Fuqua, who today is 53, spent the early part his career as a journalist, reporting the news for the Bayfield County Journal in Cable, Wisconsin. He later started his own successful commercial photography business, and made a name for himself playing mandolin in bluegrass bands. He had a lot going for him. Then he got addicted to painkillers.
“In the summer of 2008 I knew I needed help,” he says from his desk in the back of his shop. “I completed a 28-day treatment program and then spent some time at Progress Valley Men’s Center at 30th and Garfield. That’s where it all started.”
A few bikes, and then more
As Fuqua discovered, behind the center was a 150-square-foot shed filled with abandoned bikes. Fuqua started working on them to keep busy, repairing a few for his friends. Suddenly 10 bikes turned into 20, 20 turned into 40. Before he knew it people in the neighborhood were walking their bikes to him for repair and the word of mouth grew like a Faberge shampoo commercial with spokes.

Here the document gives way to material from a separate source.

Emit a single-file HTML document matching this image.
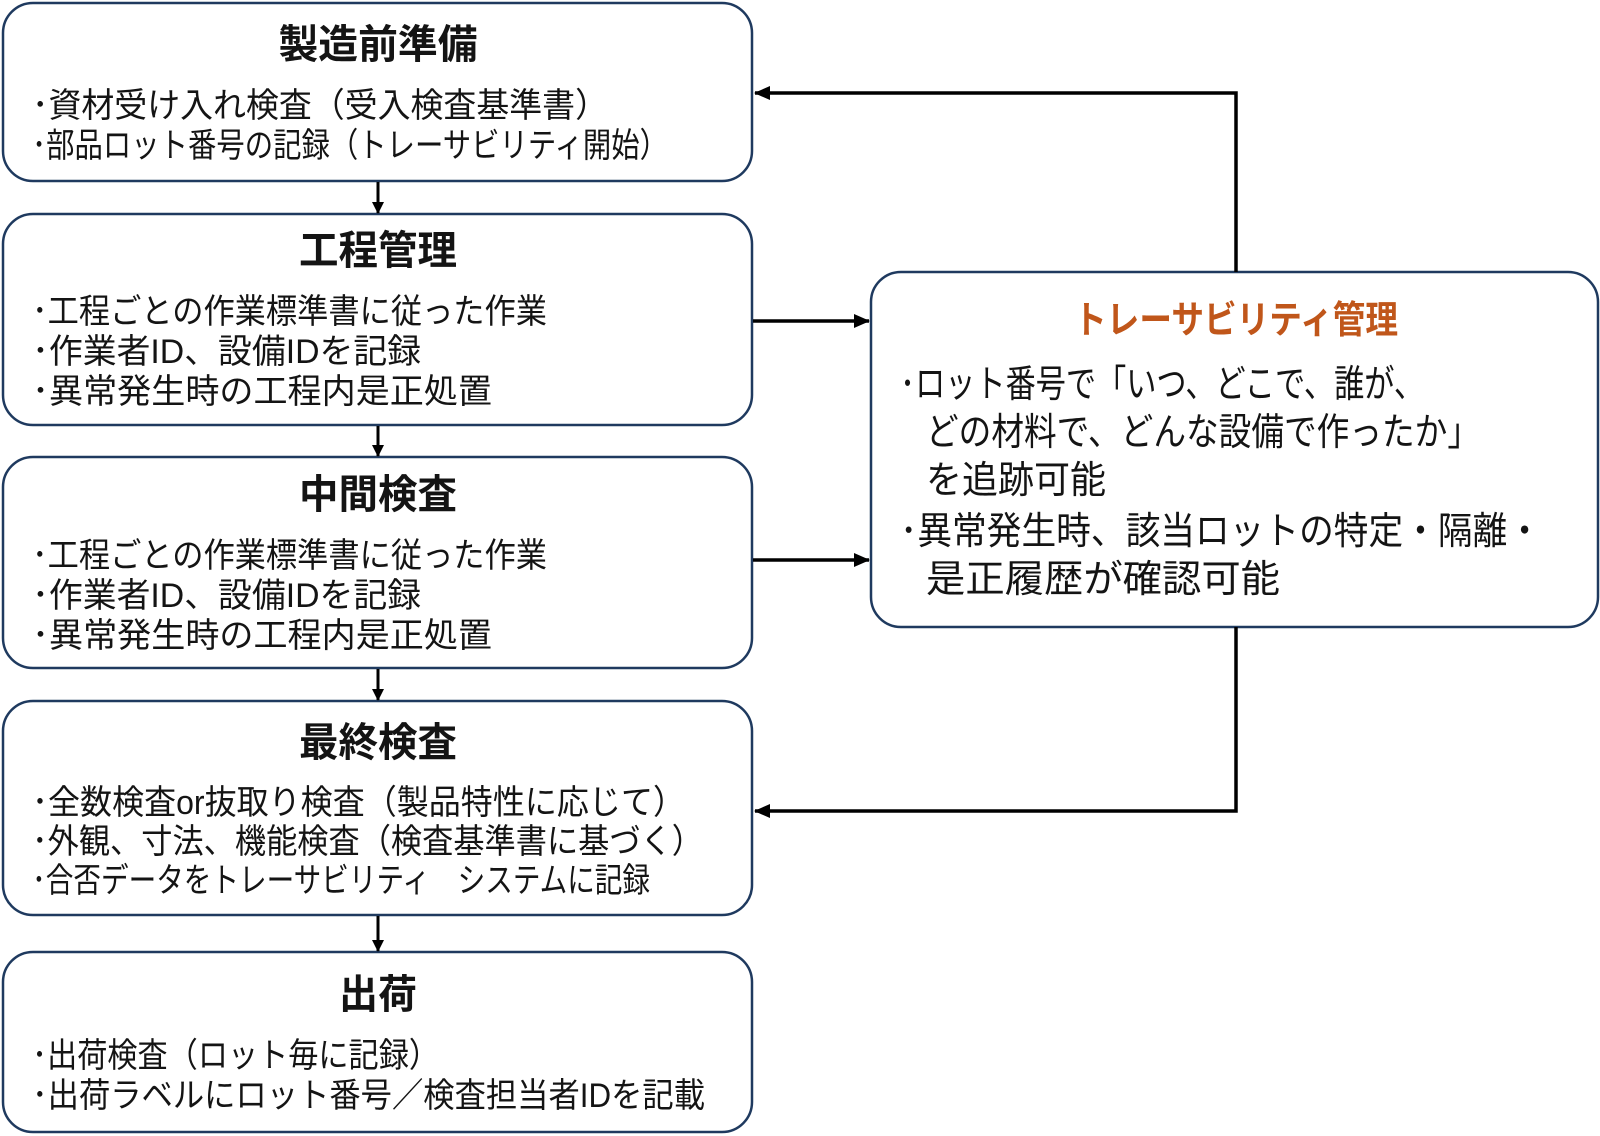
<!DOCTYPE html>
<html>
<head>
<meta charset="utf-8">
<style>
  html,body{margin:0;padding:0;background:#fff;}
  svg{display:block;}
  text{font-family:"Liberation Sans","Noto Sans CJK JP",sans-serif;fill:#141414;}
  .t{font-weight:bold;font-size:40px;}
  .b{font-size:34px;}
  .r{font-size:38px;}
</style>
</head>
<body>
<svg width="1600" height="1136" viewBox="0 0 1600 1136" xmlns="http://www.w3.org/2000/svg">
  <defs>
    <marker id="ah" markerWidth="12" markerHeight="12" refX="11" refY="6" orient="auto" markerUnits="userSpaceOnUse">
      <path d="M0,0 L12,6 L0,12 z" fill="#000"/>
    </marker>
    <marker id="ahb" markerWidth="16" markerHeight="14" refX="15" refY="7" orient="auto" markerUnits="userSpaceOnUse">
      <path d="M0,0 L16,7 L0,14 z" fill="#000"/>
    </marker>
  </defs>

  <!-- boxes -->
  <g fill="#fff" stroke="#1f3a5f" stroke-width="2.5">
    <rect x="3" y="3" width="749" height="178" rx="30" ry="30"/>
    <rect x="3" y="214" width="749" height="211" rx="30" ry="30"/>
    <rect x="3" y="457" width="749" height="211" rx="30" ry="30"/>
    <rect x="3" y="701" width="749" height="214" rx="30" ry="30"/>
    <rect x="3" y="952" width="749" height="180" rx="30" ry="30"/>
    <rect x="871" y="272" width="727" height="355" rx="30" ry="30"/>
  </g>

  <!-- vertical arrows between boxes -->
  <g stroke="#000" stroke-width="3" fill="none">
    <line x1="378" y1="182" x2="378" y2="213" marker-end="url(#ah)"/>
    <line x1="378" y1="426" x2="378" y2="456" marker-end="url(#ah)"/>
    <line x1="378" y1="669" x2="378" y2="700" marker-end="url(#ah)"/>
    <line x1="378" y1="916" x2="378" y2="951" marker-end="url(#ah)"/>
  </g>

  <!-- connectors to/from traceability box -->
  <g stroke="#000" stroke-width="3.5" fill="none">
    <line x1="753" y1="321" x2="869" y2="321" marker-end="url(#ahb)"/>
    <line x1="753" y1="560" x2="869" y2="560" marker-end="url(#ahb)"/>
    <polyline points="1236,272 1236,93 755,93" marker-end="url(#ahb)"/>
    <polyline points="1236,627 1236,811 755,811" marker-end="url(#ahb)"/>
  </g>

  <!-- Box 1 -->
  <text class="t" x="378" y="45" text-anchor="middle" dominant-baseline="central" textLength="199" lengthAdjust="spacingAndGlyphs">製造前準備</text>
  <text class="b" x="32" y="106" dominant-baseline="central" textLength="576" lengthAdjust="spacingAndGlyphs">･資材受け入れ検査（受入検査基準書）</text>
  <text class="b" x="32" y="146" dominant-baseline="central" textLength="636" lengthAdjust="spacingAndGlyphs">･部品ロット番号の記録（トレーサビリティ開始）</text>

  <!-- Box 2 -->
  <text class="t" x="378" y="251" text-anchor="middle" dominant-baseline="central" textLength="158" lengthAdjust="spacingAndGlyphs">工程管理</text>
  <text class="b" x="32" y="312" dominant-baseline="central" textLength="515" lengthAdjust="spacingAndGlyphs">･工程ごとの作業標準書に従った作業</text>
  <text class="b" x="32" y="352" dominant-baseline="central" textLength="389" lengthAdjust="spacingAndGlyphs">･作業者ID、設備IDを記録</text>
  <text class="b" x="32" y="392" dominant-baseline="central" textLength="460" lengthAdjust="spacingAndGlyphs">･異常発生時の工程内是正処置</text>

  <!-- Box 3 -->
  <text class="t" x="378" y="495" text-anchor="middle" dominant-baseline="central" textLength="158" lengthAdjust="spacingAndGlyphs">中間検査</text>
  <text class="b" x="32" y="556" dominant-baseline="central" textLength="515" lengthAdjust="spacingAndGlyphs">･工程ごとの作業標準書に従った作業</text>
  <text class="b" x="32" y="596" dominant-baseline="central" textLength="389" lengthAdjust="spacingAndGlyphs">･作業者ID、設備IDを記録</text>
  <text class="b" x="32" y="636" dominant-baseline="central" textLength="460" lengthAdjust="spacingAndGlyphs">･異常発生時の工程内是正処置</text>

  <!-- Box 4 -->
  <text class="t" x="378" y="743" text-anchor="middle" dominant-baseline="central" textLength="158" lengthAdjust="spacingAndGlyphs">最終検査</text>
  <text class="b" x="32" y="803" dominant-baseline="central" textLength="653" lengthAdjust="spacingAndGlyphs">･全数検査or抜取り検査（製品特性に応じて）</text>
  <text class="b" x="32" y="842" dominant-baseline="central" textLength="671" lengthAdjust="spacingAndGlyphs">･外観、寸法、機能検査（検査基準書に基づく）</text>
  <text class="b" x="32" y="881" dominant-baseline="central" textLength="618" lengthAdjust="spacingAndGlyphs">･合否データをトレーサビリティ　システムに記録</text>

  <!-- Box 5 -->
  <text class="t" x="378" y="995" text-anchor="middle" dominant-baseline="central" textLength="78" lengthAdjust="spacingAndGlyphs">出荷</text>
  <text class="b" x="32" y="1056" dominant-baseline="central" textLength="407" lengthAdjust="spacingAndGlyphs">･出荷検査（ロット毎に記録）</text>
  <text class="b" x="32" y="1096" dominant-baseline="central" textLength="673" lengthAdjust="spacingAndGlyphs">･出荷ラベルにロット番号／検査担当者IDを記載</text>

  <!-- Traceability box -->
  <text class="t" x="1236" y="321" text-anchor="middle" dominant-baseline="central" textLength="324" lengthAdjust="spacingAndGlyphs" style="fill:#c0561a;font-size:38px;">トレーサビリティ管理</text>
  <text class="r" x="900" y="385" dominant-baseline="central" textLength="524" lengthAdjust="spacingAndGlyphs">･ロット番号で「いつ、どこで、誰が、</text>
  <text class="r" x="926" y="433" dominant-baseline="central" textLength="554" lengthAdjust="spacingAndGlyphs">どの材料で、どんな設備で作ったか」</text>
  <text class="r" x="926" y="481" dominant-baseline="central" textLength="180" lengthAdjust="spacingAndGlyphs">を追跡可能</text>
  <text class="r" x="900" y="532" dominant-baseline="central" textLength="642" lengthAdjust="spacingAndGlyphs">･異常発生時、該当ロットの特定・隔離・</text>
  <text class="r" x="926" y="580" dominant-baseline="central" textLength="354" lengthAdjust="spacingAndGlyphs">是正履歴が確認可能</text>
</svg>
</body>
</html>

That’s when he thought he might have a business on his hands.
It wasn’t some subtle sign from the universe that convinced him. It was an actual sign from his friends. It was called Recovery Bike Shop. “They brought that over for me and I thought, maybe I should start a business,” he said
And so he did. He moved to a garage in Uptown in 2009, then saw it outgrow that space, so he moved again to his current space on Central Avenue in northeast Minneapolis. All along he tried his best to keep up with demand. He’s still trying. The demand is intense. Last year the shop handled more than 7,000 bikes, about 1,000 of which get rebuilt and resold. It’s become a big operation.
Fuqua’s theroy is that there were forces at play other than just his mechanical acumen and his partner Seth Statmiller’s business acumen that drove this growth. He compares the business climate for him and bikes in Minneapolis in 2008 to that of Bill Gates and the personal computer industry in Seattle in 1968. Just a set of circumstances that could never happen again.
A ‘perfect storm of opportunity’
“It’s hard to fathom, really. Back in 2008, remember, Craigslist was just coming into vogue. That’s where we discovered we could sell a lot of bikes. And the economy was tanking at that time so a lot of people were looking to bike to work for practical reasons. On top of all that, Minneapolis was just starting to really take off off as one of the top biking cities in the country,” he says. “It was sort of this perfect storm of opportunity.”
Fuqua took it. He instilled core values at the outset that define its mission to this day. It uses as its slogan, Real Transportation For Real People. That’s a bit broad. But when asked to make it narrower, Fuqua doesn’t hesitate.
“We help poor people get to work, that’s always what it’s been about,” he says. “Some people just can’t afford a car, or may not have a driver’s license anymore, due perhaps to their addiction struggles. We started this bike shop for them, and that’s still why we do it.”
Commitment to give back
The company puts to work many people in recovery, although Fuqua is quick to point out it’s not a requirement. But that pipeline is there, as is the commitment to give back, which is something he learned in recovery. The company donates thousands of dollars of service a year to people who can’t afford to fix their bike, and ships bikes around the world to communities in need. Coming up, it’s offering sober rides on Sept. 19 to the Minnesota Recovery Connection’s fifth annual Walk For Recovery.
It’s all unexpected, and it just keeps getting bigger, and that’s a good thing, but it’s not the most important thing.
“I consider myself as the keeper of the culture, the sweetness,” he says. “I’m the center. I don’t run the place; I really don’t. I go out to the scrapyard and organize bikes in the basement and talk to people about why they’re here. It’s sort of awesome for me. I’m just grateful for all of it. Once it stops being fun I suppose we’ll go do something else. But I don’t see that happening.”